For us, a successful election campaign is one that takes forward the development of working class politics, strengthening working class organisation and the revolutionary current within the working class. For us, the aim of political struggle is not to find a compromise with the ruling elite, we are against the system as a whole. That is why we argue that the AWP should adopt an anti-capitalist election manifesto that makes it absolutely clear that we oppose all parliamentary alliances and unprincipled deals with any of the bourgeois parties.

We also argue within the wider trade union and peasant organisations that their candidates, too, should make no alliances or political deals with the bourgeois parties. Anything else would strengthen the illusion that working-class interests can be adequately defended within the existing system. As experience around the world has shown, time and again, that is destructive for the trade union movement and for the socialist alternative. Ultimately, it would mean defending the existing system, becoming the apologists of capitalism instead of its consistent opponents and, therefore, failing to build a revolutionary alternative.

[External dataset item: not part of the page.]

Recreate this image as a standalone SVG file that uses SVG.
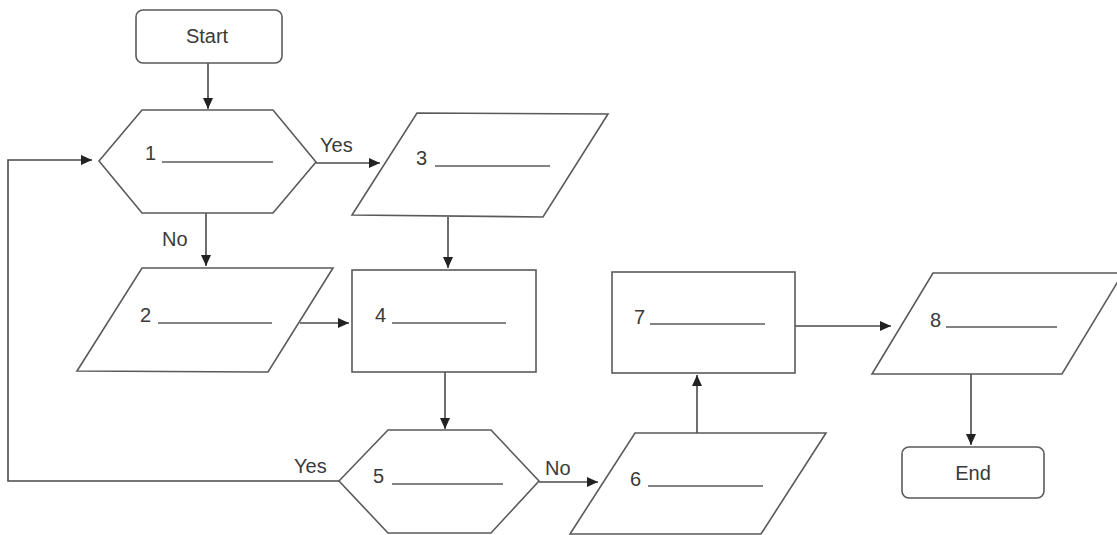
<svg xmlns="http://www.w3.org/2000/svg" width="1117" height="535" viewBox="0 0 1117 535">
<style>
.s{fill:#fff;stroke:#5a5a5a;stroke-width:1.6}
.t{font-family:"Liberation Sans",Arial,sans-serif;font-size:20px;fill:#3a3a3a}
.u{stroke:#5a5a5a;stroke-width:1.3}
.c{fill:none;stroke:#4a4a4a;stroke-width:1.6}
</style>
<defs>
<marker id="ah" markerUnits="userSpaceOnUse" markerWidth="12" markerHeight="10" refX="11" refY="5" orient="auto">
<path d="M0,0 L11,5 L0,10 Z" fill="#222"/>
</marker>
</defs>
<rect width="1117" height="535" fill="#fff"/>
<g id="connectors">
<line class="c" x1="208" y1="63" x2="208" y2="109" marker-end="url(#ah)"/>
<line class="c" x1="206" y1="213" x2="206" y2="266" marker-end="url(#ah)"/>
<line class="c" x1="316" y1="163" x2="380" y2="163" marker-end="url(#ah)"/>
<line class="c" x1="448" y1="217" x2="448" y2="268" marker-end="url(#ah)"/>
<line class="c" x1="300" y1="323" x2="349" y2="323" marker-end="url(#ah)"/>
<line class="c" x1="445" y1="372" x2="445" y2="429" marker-end="url(#ah)"/>
<polyline class="c" points="339,481 8,481 8,160 92,160" marker-end="url(#ah)"/>
<line class="c" x1="539" y1="482" x2="598" y2="482" marker-end="url(#ah)"/>
<line class="c" x1="697" y1="433" x2="697" y2="375" marker-end="url(#ah)"/>
<line class="c" x1="795" y1="326" x2="891" y2="326" marker-end="url(#ah)"/>
<line class="c" x1="971" y1="374" x2="971" y2="445" marker-end="url(#ah)"/>
<text class="t" x="320" y="152">Yes</text>
<text class="t" x="162" y="246">No</text>
<text class="t" x="294" y="473">Yes</text>
<text class="t" x="545" y="475">No</text>
</g>
<g id="start">
<rect class="s" x="136" y="10" width="146" height="53" rx="7"/>
<text class="t" x="207" y="43" text-anchor="middle">Start</text>
</g>
<g id="n1">
<polygon class="s" points="99,161 142,110 273,110 316,162 273,213 142,213"/>
<text class="t" x="145" y="160">1</text>
<line class="u" x1="162" y1="162" x2="273" y2="162"/>
</g>
<g id="n2">
<polygon class="s" points="142,268 333,268 268,372 77,371"/>
<text class="t" x="140" y="322">2</text>
<line class="u" x1="158" y1="323" x2="272" y2="323"/>
</g>
<g id="n3">
<polygon class="s" points="417,113 608,114 543,217 352,215"/>
<text class="t" x="416" y="165">3</text>
<line class="u" x1="435" y1="166" x2="550" y2="166"/>
</g>
<g id="n4">
<rect class="s" x="352" y="270" width="184" height="102"/>
<text class="t" x="375" y="322">4</text>
<line class="u" x1="392" y1="323" x2="506" y2="323"/>
</g>
<g id="n5">
<polygon class="s" points="339,481 388,430 491,430 539,481 491,533 388,533"/>
<text class="t" x="373" y="483">5</text>
<line class="u" x1="392" y1="484" x2="503" y2="484"/>
</g>
<g id="n6">
<polygon class="s" points="635,433 826,433 761,534 570,534"/>
<text class="t" x="630" y="486">6</text>
<line class="u" x1="648" y1="486" x2="763" y2="486"/>
</g>
<g id="n7">
<rect class="s" x="612" y="272" width="183" height="101"/>
<text class="t" x="634" y="324">7</text>
<line class="u" x1="650" y1="324" x2="765" y2="324"/>
</g>
<g id="n8">
<polygon class="s" points="933,273 1123,273 1062,374 872,374"/>
<text class="t" x="930" y="327">8</text>
<line class="u" x1="946" y1="327" x2="1057" y2="327"/>
</g>
<g id="end">
<rect class="s" x="902" y="447" width="142" height="51" rx="7"/>
<text class="t" x="973" y="480" text-anchor="middle">End</text>
</g>
</svg>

That is why the AWP needs an anti-capitalist programme for its campaign. That is the only basis on which it can become a radical socialist alternative. Our party must be known as the party of struggle, a party that participates in the elections and tries to win seats but whose fundamental purpose is to organise the working class movement and to build a class struggle organisation with the clear objective of overthrowing capitalism and fighting for socialist revolution.